6La troisième et dernière partie (« Monades en série ») est le pendant de la première, par son inscription entière dans le XXe siècle : elle montre parfaitement « l’accentuation solipsiste de la conscience subjective — qui relève soit du projet maniaque […], soit d’une impossibilité à pouvoir (se) vivre autrement » (Rabaté, p. 18).
7Serge Canadas étudie la figuration du solitaire dans La Nausée et L’Étranger. Laurent Dubreuil donne une remarquable contribution, intitulée « Monade et principe de solitude dans Journal du voleur de Genet » : il montre comment le voleur, l’homosexuel, le maudit, oppose aux valeurs du monde « un Je monadique qui contient la totalité inhumaine et se confond avec elle » (p. 299).

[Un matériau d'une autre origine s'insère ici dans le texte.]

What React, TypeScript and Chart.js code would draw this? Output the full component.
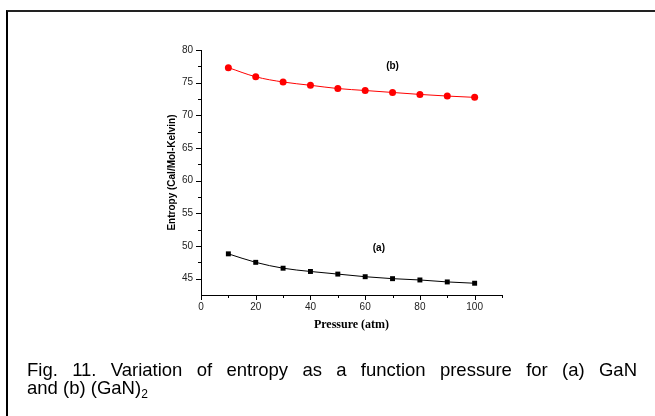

Jérôme Cabot explique les innovations stylistiques d’Albert Cohen par cette expérience de la solitude, vécue dans une certaine forme d’excitation amoureuse. Pour Jean-Pierre Zubiate, Saint-John Perse articule la condition de la solitude à une interrogation sur la portée éthique et politique de l’imaginaire. Julien Roumette établit beaucoup de rapprochements entre la grande figure du solitaire au XXe siècle qu’est Kafka et Un homme qui dort, le très beau récit de Perec. Lydie Parisse étudie le riche intertexte mystique et mythique du livre de Sylvie Germain, La Pleurante des rues de Prague, vaste poème politique sur la barbarie. Et Andrea Del Lungo s’interroge sur la mise en fiction de la postmoderne « mort de l’auteur » dans l’ensemble de l’œuvre d’Antonio Tabucchi. Sa réflexion est importante en ce qu’elle montre très bien comment la dimension ludique, volontiers narcissique, de la littérature contemporaine, qui ne cesse de parler d’elle-même et de sa production, est invention des disponibilités poétiques de cette solitude à laquelle elle ne peut échapper et qu’elle se doit d’assumer, non sans mélancolie.
8Enfin, un autre article de Dominique Rabaté clôt cette partie et le volume, avec un « portrait du solitaire en serial killer ». Il est incontestable que la figure du serial killer est une des projections fantasmatiques les plus fortes, et les plus récurrentes, de notre imaginaire : elle pousse jusqu’au monstrueux cette radicalisation de l’incommunicabilité, faisant du crime un discours limite, un discours ultime. À travers des lectures de James Ellroy, de Robin Cook, de Bret Easton Ellis et d’Antonio Munoz-Molina, Dominique Rabaté nous donne là un étonnant et terrible aperçu de notre quotidien et d’une de ses mythologies, montrant la fragilité absolue des repères entre le vécu et le sensible. On aura compris l’intérêt de l’ensemble de ce volume, fruit d’un véritable travail de groupe, qui est un modèle idéal de ce à quoi doivent et peuvent tendre les études littéraires soucieuses de problématiques contextualisées.